Django toolchain on Debian

Although Django is well packaged for Debian, I've recently come to the conculsion that the packages are really not what I want. The problem is that my server runs Debian stable, while my development laptop runs unstable, and Django revisions definitely fall into the "unstable" category. There really is no way to use a system Django 1.1 on one side, and a system Django 1.0 on the other.

After a bit of work, I think I've got something together that works, and I post it here in the hope it is useful for someone else. This info has been gleaned from similar references such as this <http://www.danceric.net/2009/03/26/django-virtualenv-and-mod_wsgi/> and this <http://www.saltycrane.com/blog/2009/05/notes-using-pip-and-virtualenv-django/>.

This is aimed at running a server using Debian stable (5.0) for production and an unstable environment for development.

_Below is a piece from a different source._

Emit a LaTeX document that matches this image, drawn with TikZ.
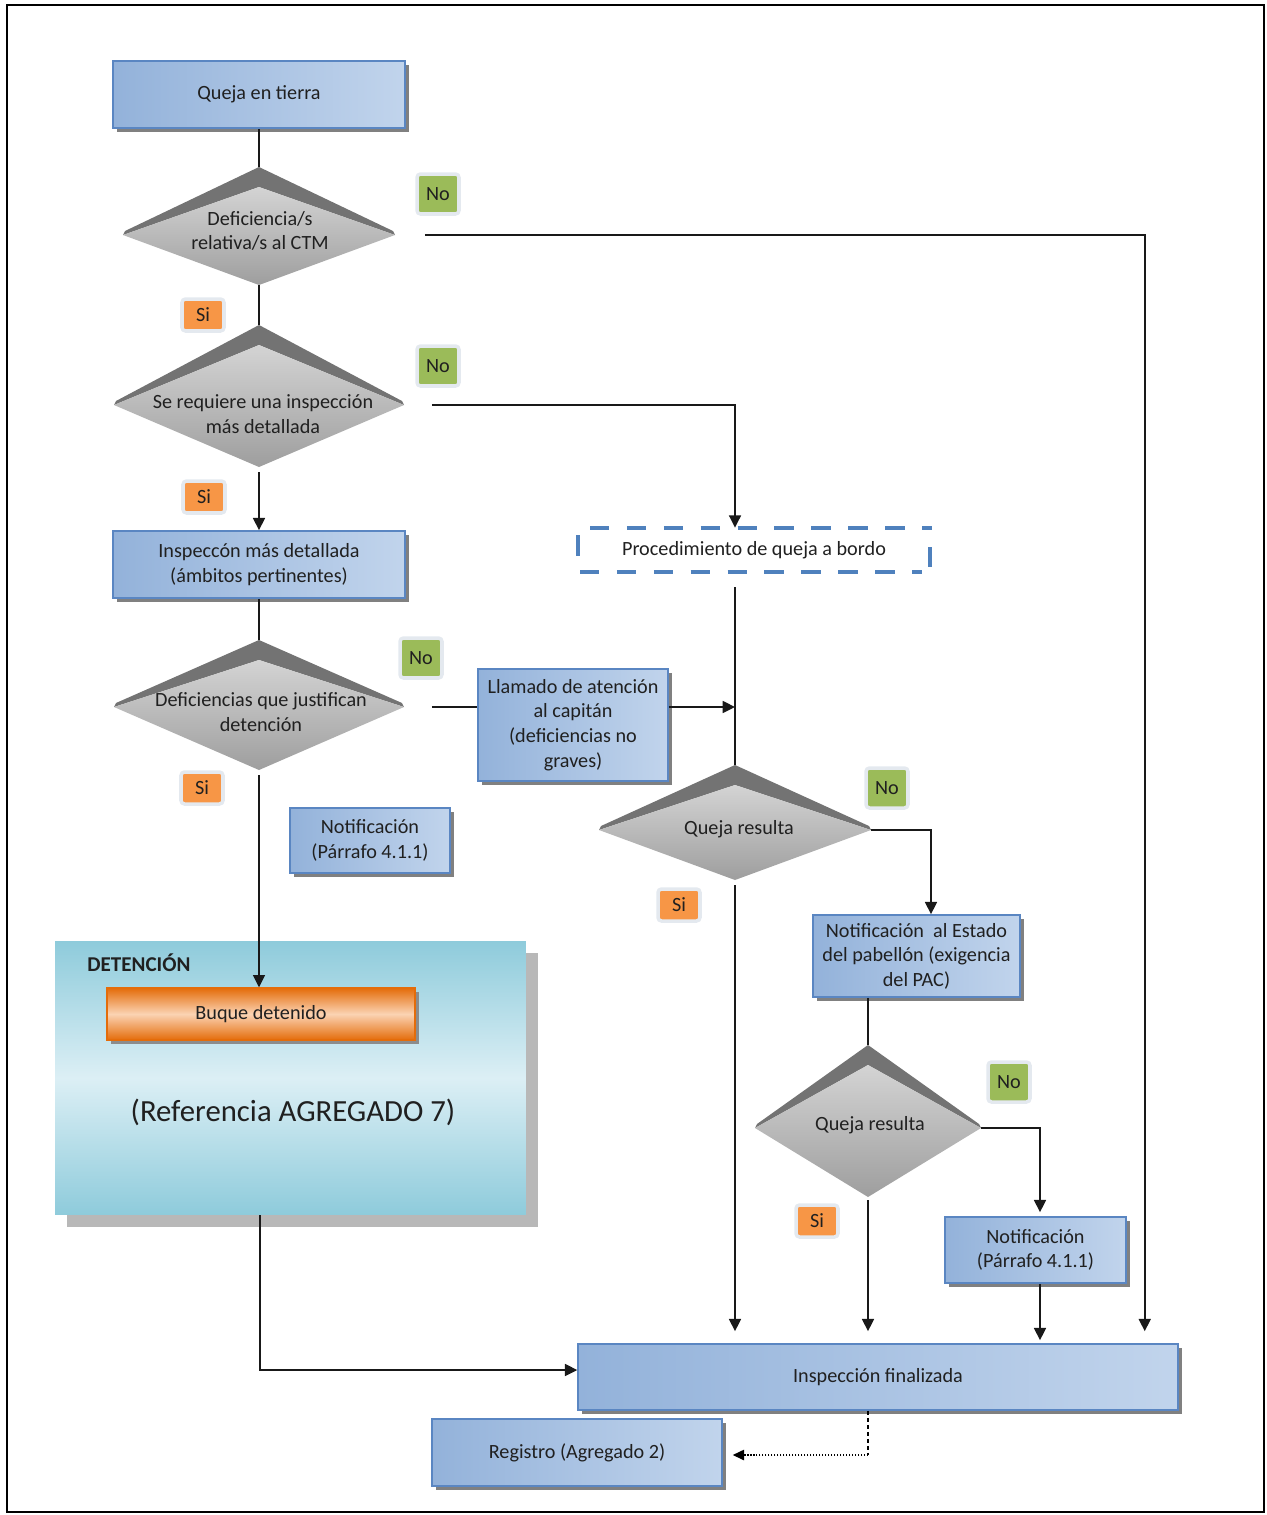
\documentclass[tikz,border=0pt]{standalone}
\usepackage{fontspec}
\setmainfont{Carlito}
\usetikzlibrary{arrows.meta,shadows,calc}
\definecolor{bxborder}{HTML}{5A86C2}
\definecolor{bxA}{HTML}{93B2DA}
\definecolor{bxB}{HTML}{C1D4EC}
\definecolor{txt}{HTML}{202020}
\definecolor{tgreen}{HTML}{9BBB59}
\definecolor{torange}{HTML}{F79646}
\definecolor{halo}{HTML}{E4E9EF}
\definecolor{orA}{HTML}{E46C0A}
\definecolor{orB}{HTML}{FBD3B3}
\definecolor{detA}{HTML}{8ECBDB}
\definecolor{detB}{HTML}{DCEFF5}
\definecolor{dashblue}{HTML}{4F81BD}
\newcommand{\bdia}[7]{%
  \fill[black!55] (#2,#3) -- ({#2+#7-2},{#5-4}) -- ({#2+#7},#5) -- (#2,#4) -- ({#2-#7},#5) -- ({#2-#7+2},{#5-4}) -- cycle;
  \shade[top color=black!17, bottom color=black!38] (#2,#4) -- ({#2+#7},#5) -- (#2,#6) -- ({#2-#7},#5) -- cycle;
  \coordinate (#1-n) at (#2,#3);
  \coordinate (#1-s) at (#2,#6);
  \coordinate (#1-e) at ({#2+#7},#5);
  \coordinate (#1-w) at ({#2-#7},#5);
}
\tikzset{
  basefont/.style={font=\fontsize{11.5}{14}\selectfont, text=txt, align=center},
  bx/.style={basefont, draw=bxborder, line width=0.9pt, left color=bxA, right color=bxB,
    drop shadow={shadow xshift=2.2pt, shadow yshift=-2.2pt, fill=black!50, opacity=1}, inner sep=0pt},
  obx/.style={basefont, draw=orA, line width=0.8pt, top color=orA, bottom color=orA, middle color=orB,
    drop shadow={shadow xshift=2.2pt, shadow yshift=-2.2pt, fill=black!45, opacity=1}, inner sep=0pt},
  detbox/.style={top color=detA, bottom color=detA, middle color=detB,
    drop shadow={shadow xshift=6.8pt, shadow yshift=-6.8pt, fill=black!28, opacity=1}, inner sep=0pt},
  dtxt/.style={basefont, inner sep=0pt},
  tagno/.style={basefont, fill=tgreen, draw=halo, line width=2pt, rounded corners=2pt,
    minimum width=0.84cm, minimum height=0.8cm, inner sep=0pt},
  tagsi/.style={basefont, fill=torange, draw=halo, line width=2pt, rounded corners=2pt,
    minimum width=0.84cm, minimum height=0.64cm, inner sep=0pt},
  ln/.style={line width=1pt, draw=black!90},
  arr/.style={-{Triangle[length=7pt,width=6.8pt]}},
  dashline/.style={draw=dashblue, line width=2.3pt, dash pattern=on 11pt off 10pt},
}
\begin{document}
\begin{tikzpicture}[x=0.02cm,y=-0.02cm]
\useasboundingbox (0,0) rectangle (1267,1515);
\draw[line width=0.8pt] (7,5) rectangle (1264,1512);

% detention container
\node[detbox, minimum width=9.42cm, minimum height=5.48cm] (det) at (290.5,1078) {};
\node[basefont, font=\fontsize{12}{14}\bfseries, anchor=west, inner sep=0pt] (detl) at (87,963) {DETENCIÓN};
\node[basefont, font=\fontsize{17.5}{20}\selectfont, inner sep=0pt] (ref) at (293,1112) {(Referencia AGREGADO 7)};
\node[obx, minimum width=6.16cm, minimum height=1.04cm] (bq) at (261,1014) {Buque detenido};

% boxes
\node[bx, minimum width=5.84cm, minimum height=1.34cm] (b1) at (259,94.5) {Queja en tierra};
\node[bx, minimum width=5.84cm, minimum height=1.34cm] (b2) at (259,564.5) {Inspeccón más detallada\\(ámbitos pertinentes)};
\node[basefont, minimum width=7.04cm, minimum height=0.88cm, inner sep=0pt] (b3) at (754,550) {Procedimiento de queja a bordo};
\node[bx, minimum width=3.8cm, minimum height=2.24cm] (b4) at (573,725) {Llamado de atención\\al capitán\\(deficiencias no\\graves)};
\node[bx, minimum width=3.2cm, minimum height=1.3cm] (b5) at (370,840.5) {Notificación\\(Párrafo 4.1.1)};
\node[bx, minimum width=4.14cm, minimum height=1.64cm] (b6) at (916.5,956) {Notificación~ al Estado\\del pabellón (exigencia\\del PAC)};
\node[bx, minimum width=3.62cm, minimum height=1.32cm] (b7) at (1035.5,1250) {Notificación\\(Párrafo 4.1.1)};
\node[bx, minimum width=12cm, minimum height=1.32cm] (b8) at (878,1377) {Inspección finalizada};
\node[bx, minimum width=5.8cm, minimum height=1.34cm] (b9) at (577,1452.5) {Registro (Agregado 2)};

% dashed box outline
\draw[dashline] (590,528) -- (932,528);
\draw[dashline] (580,572) -- (922,572);
\draw[draw=dashblue, line width=2.3pt] (578,535) -- (578,556);
\draw[draw=dashblue, line width=2.3pt] (930,547) -- (930,567);

% diamonds
\bdia{d1}{259}{167}{187}{235}{285}{136}
\bdia{d2}{259}{325}{345}{405}{467}{145}
\bdia{d3}{259}{640}{660}{707}{770}{145}
\bdia{d4}{735}{765}{785}{830}{880}{136}
\bdia{d5}{868}{1045}{1065}{1128}{1197}{113}
\node[dtxt] (d1) at (260,231) {Deficiencia/s\\relativa/s al CTM};
\node[dtxt] (d2) at (263,414) {Se requiere una inspección\\más detallada};
\node[dtxt] (d3) at (261,712) {Deficiencias que justifican\\detención};
\node[dtxt] (d4) at (739,829) {Queja resulta};
\node[dtxt] (d5) at (870,1125) {Queja resulta};

% tags
\node[tagno] (n1) at (438,194) {No};
\node[tagno] (n2) at (438,366) {No};
\node[tagno] (n3) at (421,658) {No};
\node[tagno] (n4) at (887,788) {No};
\node[tagno] (n5) at (1009,1082) {No};
\node[tagsi] (s1) at (203,315) {Si};
\node[tagsi] (s2) at (204,497) {Si};
\node[tagsi] (s3) at (202,788) {Si};
\node[tagsi] (s4) at (679,905) {Si};
\node[tagsi] (s5) at (817,1221) {Si};

% connectors
\draw[ln] (b1.south) -- (d1-n);
\draw[ln] (d1-s) -- (d2-n);
\draw[ln, arr, shorten <=0.6cm, shorten >=0.24cm] (d1-e) -| ([xshift=-0.68cm]b8.north east);
\draw[ln, arr, shorten <=0.56cm] (d2-e) -| (d4-n |- b3.north);
\draw[ln, arr, shorten <=0.1cm] (d2-s) -- (b2.north);
\draw[ln] (b2.south) -- (d3-n);
\draw[ln, shorten <=0.56cm] (d3-e) -- (d3-e -| b4.west);
\draw[ln, arr] (d3-e -| b4.east) -- (d3-e -| d4-n);
\draw[ln, shorten <=0.3cm] (d4-n |- b3.south) -- (d4-n);
\draw[ln, arr, shorten <=0.1cm] (d3-s) -- (d3-s |- bq.north);
\draw[ln, arr] (d4-e) -| ([xshift=0.29cm]b6.north);
\draw[ln, arr, shorten <=0.1cm, shorten >=0.24cm] (d4-s) -- (d4-s |- b8.north);
\draw[ln] (d5-n |- b6.south) -- (d5-n);
\draw[ln, arr, shorten >=0.08cm] (d5-e) -| ([xshift=0.09cm]b7.north);
\draw[ln, arr, shorten <=0.06cm, shorten >=0.24cm] (d5-s) -- (d5-s |- b8.north);
\draw[ln, arr, shorten >=0.06cm] ([xshift=0.09cm]b7.south) -- ([xshift=0.09cm]b7.south |- b8.north);
\draw[ln, arr] ([xshift=-0.61cm]det.south) |- ([yshift=0.14cm]b8.west);
\coordinate (rj) at (868,1455);
\draw[line width=0.7pt, dash pattern=on 2.5pt off 1.5pt] (rj |- b8.south) -- (rj);
\draw[line width=0.7pt, densely dotted, -{Triangle[length=6.5pt,width=6pt]}, shorten >=0.2cm] (rj) -- (rj -| b9.east);
\end{tikzpicture}
\end{document}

You actually need both to get this running. This is based on a project called "project" that lives in /var/www

  1. First step is to install python-virtualenv on both.

  2. Create a virtualenv on both, using the --no-site-packages to make it a stand-alone environment. This is like a chroot for python.

    $ virtualenv --no-site-packages project
    New python executable in project/bin/python
    Installing setuptools............done.
    
  3. The unstable environment has a file you'll need to copy into the stable environment - bin/activate_this.py. The stable version of python-virtualenv isn't recent enough to include this file, but you need it to essentially switch the system python into the chrooted environment. This will come in handy later when setting up the webserver.

  4. There are probably better ways to keep the two environments in sync, but I simply take a manual approach of doing everything twice, once in each. So from now on, do the following in both environments.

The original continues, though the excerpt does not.